* **DATASET EXCERPT**
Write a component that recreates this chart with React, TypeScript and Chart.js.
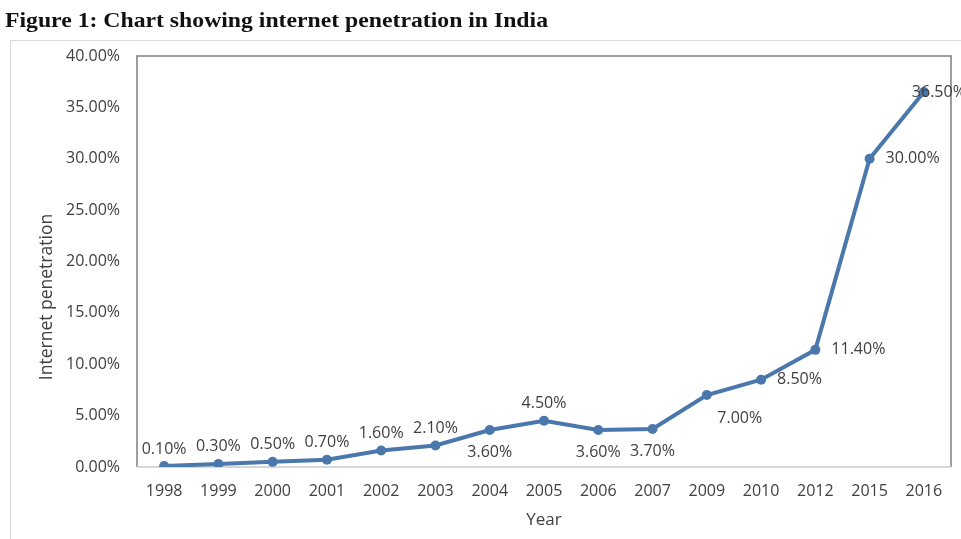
import React, { useEffect, useRef } from "react";
import { Chart, registerables } from "chart.js";

Chart.register(...registerables);

const years = ["1998", "1999", "2000", "2001", "2002", "2003", "2004", "2005", "2006", "2007", "2009", "2010", "2012", "2015", "2016"];
const penetration = [0.1, 0.3, 0.5, 0.7, 1.6, 2.1, 3.6, 4.5, 3.6, 3.7, 7.0, 8.5, 11.4, 30.0, 36.5];
const yTicksMin = 0;
const yTicksMax = 40;
const yTickStep = 5;

const titleText = "Figure 1: Chart showing internet penetration in India";
const xTitle = "Year";
const yTitle = "Internet penetration";

const labelPlacement = ["above", "above", "above", "above", "above", "above", "below", "above", "below", "below", "belowRight", "right", "right", "right", "centerRight"];

const FONT = "'Open Sans', 'Noto Sans', sans-serif";

const decorPlugin = {
  id: "decor",
  beforeDraw(chart: any) {
    const ctx = chart.ctx;
    const a = chart.chartArea;
    ctx.save();
    ctx.fillStyle = "#ffffff";
    ctx.fillRect(0, 0, chart.width, chart.height);
    // outer frame
    ctx.strokeStyle = "#d9d9d9";
    ctx.lineWidth = 1;
    ctx.beginPath();
    ctx.moveTo(10.5, chart.height);
    ctx.lineTo(10.5, 40.5);
    ctx.lineTo(chart.width, 40.5);
    ctx.stroke();
    // title
    ctx.save();
    ctx.fillStyle = "#111111";
    ctx.font = "bold 22px 'Liberation Serif', 'DejaVu Serif', serif";
    ctx.textAlign = "left";
    ctx.textBaseline = "alphabetic";
    const w = ctx.measureText(titleText).width;
    const target = 543;
    ctx.translate(5, 27);
    ctx.scale(target / w, 1);
    ctx.fillText(titleText, 0, 0);
    ctx.restore();
    // plot border
    ctx.strokeStyle = "#7f7f7f";
    ctx.lineWidth = 1.5;
    ctx.beginPath();
    ctx.moveTo(a.left, a.bottom);
    ctx.lineTo(a.left, a.top);
    ctx.lineTo(a.right, a.top);
    ctx.lineTo(a.right, a.bottom);
    ctx.stroke();
    ctx.strokeStyle = "#c8c8c8";
    ctx.lineWidth = 1.5;
    ctx.beginPath();
    ctx.moveTo(a.left, a.bottom);
    ctx.lineTo(a.right, a.bottom);
    ctx.stroke();
    // axis titles
    ctx.fillStyle = "#404040";
    ctx.font = `17px ${FONT}`;
    ctx.textAlign = "center";
    ctx.textBaseline = "middle";
    ctx.fillText(xTitle, (a.left + a.right) / 2, 520);
    ctx.translate(47, 297);
    ctx.rotate(-Math.PI / 2);
    ctx.font = `17.5px ${FONT}`;
    ctx.fillText(yTitle, 0, 0);
    ctx.restore();
  },
  afterDatasetsDraw(chart: any) {
    const ctx = chart.ctx;
    const meta = chart.getDatasetMeta(0);
    ctx.save();
    ctx.fillStyle = "#404040";
    ctx.font = `16px ${FONT}`;
    ctx.textBaseline = "middle";
    meta.data.forEach((pt: any, i: number) => {
      const txt = penetration[i].toFixed(2) + "%";
      const p = labelPlacement[i];
      let x = pt.x;
      let y = pt.y;
      ctx.textAlign = "center";
      if (p === "above") y -= 17;
      else if (p === "below") y += 22;
      else if (p === "belowRight") { x += 33; y += 23; }
      else if (p === "right") { ctx.textAlign = "left"; x += 16; }
      else if (p === "centerRight") { ctx.textAlign = "left"; x -= 12; }
      ctx.fillText(txt, x, y);
    });
    ctx.restore();
  },
};

export default function App() {
  const ref = useRef<HTMLCanvasElement>(null);
  useEffect(() => {
    if (!ref.current) return;
    const chart = new Chart(ref.current, {
      type: "line",
      data: {
        labels: years,
        datasets: [
          {
            data: penetration,
            borderColor: "#4a77ac",
            backgroundColor: "#4a77ac",
            borderWidth: 4,
            pointRadius: 5,
            pointBackgroundColor: "#4a77ac",
            pointBorderWidth: 0,
            tension: 0,
            fill: false,
          },
        ],
      },
      options: {
        responsive: false,
        animation: false,
        layout: { padding: { left: 0, right: 10, top: 56, bottom: 0 } },
        plugins: { legend: { display: false }, tooltip: { enabled: false }, title: { display: false } },
        scales: {
          x: {
            offset: true,
            grid: { display: false, drawTicks: false },
            border: { display: false },
            ticks: { color: "#404040", font: { family: FONT, size: 16 }, padding: 15, maxRotation: 0, autoSkip: false },
            afterFit: (s: any) => { s.height = 72; },
          },
          y: {
            min: yTicksMin,
            max: yTicksMax,
            grid: { display: false, drawTicks: false },
            border: { display: false },
            ticks: {
              stepSize: yTickStep,
              color: "#404040",
              font: { family: FONT, size: 16 },
              padding: 17,
              callback: (v: any) => Number(v).toFixed(2) + "%",
            },
            afterFit: (s: any) => { s.width = 137; },
          },
        },
      },
      plugins: [decorPlugin],
    });
    return () => chart.destroy();
  }, []);
  return (
    <div style={{ position: "fixed", left: 0, top: 0, width: 961, height: 539, background: "#fff" }}>
      <canvas ref={ref} width={961} height={539} style={{ display: "block" }} />
    </div>
  );
}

* **THE TASK**
Reproduce every line of the material precisely, omitting its pictures.

* **TASK ANSWER**
Write a component that recreates this chart with React, TypeScript and Chart.js.
import React, { useEffect, useRef } from "react";
import { Chart, registerables } from "chart.js";

Chart.register(...registerables);

const years = ["1998", "1999", "2000", "2001", "2002", "2003", "2004", "2005", "2006", "2007", "2009", "2010", "2012", "2015", "2016"];
const penetration = [0.1, 0.3, 0.5, 0.7, 1.6, 2.1, 3.6, 4.5, 3.6, 3.7, 7.0, 8.5, 11.4, 30.0, 36.5];
const yTicksMin = 0;
const yTicksMax = 40;
const yTickStep = 5;

const titleText = "Figure 1: Chart showing internet penetration in India";
const xTitle = "Year";
const yTitle = "Internet penetration";

const labelPlacement = ["above", "above", "above", "above", "above", "above", "below", "above", "below", "below", "belowRight", "right", "right", "right", "centerRight"];

const FONT = "'Open Sans', 'Noto Sans', sans-serif";

const decorPlugin = {
  id: "decor",
  beforeDraw(chart: any) {
    const ctx = chart.ctx;
    const a = chart.chartArea;
    ctx.save();
    ctx.fillStyle = "#ffffff";
    ctx.fillRect(0, 0, chart.width, chart.height);
    // outer frame
    ctx.strokeStyle = "#d9d9d9";
    ctx.lineWidth = 1;
    ctx.beginPath();
    ctx.moveTo(10.5, chart.height);
    ctx.lineTo(10.5, 40.5);
    ctx.lineTo(chart.width, 40.5);
    ctx.stroke();
    // title
    ctx.save();
    ctx.fillStyle = "#111111";
    ctx.font = "bold 22px 'Liberation Serif', 'DejaVu Serif', serif";
    ctx.textAlign = "left";
    ctx.textBaseline = "alphabetic";
    const w = ctx.measureText(titleText).width;
    const target = 543;
    ctx.translate(5, 27);
    ctx.scale(target / w, 1);
    ctx.fillText(titleText, 0, 0);
    ctx.restore();
    // plot border
    ctx.strokeStyle = "#7f7f7f";
    ctx.lineWidth = 1.5;
    ctx.beginPath();
    ctx.moveTo(a.left, a.bottom);
    ctx.lineTo(a.left, a.top);
    ctx.lineTo(a.right, a.top);
    ctx.lineTo(a.right, a.bottom);
    ctx.stroke();
    ctx.strokeStyle = "#c8c8c8";
    ctx.lineWidth = 1.5;
    ctx.beginPath();
    ctx.moveTo(a.left, a.bottom);
    ctx.lineTo(a.right, a.bottom);
    ctx.stroke();
    // axis titles
    ctx.fillStyle = "#404040";
    ctx.font = `17px ${FONT}`;
    ctx.textAlign = "center";
    ctx.textBaseline = "middle";
    ctx.fillText(xTitle, (a.left + a.right) / 2, 520);
    ctx.translate(47, 297);
    ctx.rotate(-Math.PI / 2);
    ctx.font = `17.5px ${FONT}`;
    ctx.fillText(yTitle, 0, 0);
    ctx.restore();
  },
  afterDatasetsDraw(chart: any) {
    const ctx = chart.ctx;
    const meta = chart.getDatasetMeta(0);
    ctx.save();
    ctx.fillStyle = "#404040";
    ctx.font = `16px ${FONT}`;
    ctx.textBaseline = "middle";
    meta.data.forEach((pt: any, i: number) => {
      const txt = penetration[i].toFixed(2) + "%";
      const p = labelPlacement[i];
      let x = pt.x;
      let y = pt.y;
      ctx.textAlign = "center";
      if (p === "above") y -= 17;
      else if (p === "below") y += 22;
      else if (p === "belowRight") { x += 33; y += 23; }
      else if (p === "right") { ctx.textAlign = "left"; x += 16; }
      else if (p === "centerRight") { ctx.textAlign = "left"; x -= 12; }
      ctx.fillText(txt, x, y);
    });
    ctx.restore();
  },
};

export default function App() {
  const ref = useRef<HTMLCanvasElement>(null);
  useEffect(() => {
    if (!ref.current) return;
    const chart = new Chart(ref.current, {
      type: "line",
      data: {
        labels: years,
        datasets: [
          {
            data: penetration,
            borderColor: "#4a77ac",
            backgroundColor: "#4a77ac",
            borderWidth: 4,
            pointRadius: 5,
            pointBackgroundColor: "#4a77ac",
            pointBorderWidth: 0,
            tension: 0,
            fill: false,
          },
        ],
      },
      options: {
        responsive: false,
        animation: false,
        layout: { padding: { left: 0, right: 10, top: 56, bottom: 0 } },
        plugins: { legend: { display: false }, tooltip: { enabled: false }, title: { display: false } },
        scales: {
          x: {
            offset: true,
            grid: { display: false, drawTicks: false },
            border: { display: false },
            ticks: { color: "#404040", font: { family: FONT, size: 16 }, padding: 15, maxRotation: 0, autoSkip: false },
            afterFit: (s: any) => { s.height = 72; },
          },
          y: {
            min: yTicksMin,
            max: yTicksMax,
            grid: { display: false, drawTicks: false },
            border: { display: false },
            ticks: {
              stepSize: yTickStep,
              color: "#404040",
              font: { family: FONT, size: 16 },
              padding: 17,
              callback: (v: any) => Number(v).toFixed(2) + "%",
            },
            afterFit: (s: any) => { s.width = 137; },
          },
        },
      },
      plugins: [decorPlugin],
    });
    return () => chart.destroy();
  }, []);
  return (
    <div style={{ position: "fixed", left: 0, top: 0, width: 961, height: 539, background: "#fff" }}>
      <canvas ref={ref} width={961} height={539} style={{ display: "block" }} />
    </div>
  );
}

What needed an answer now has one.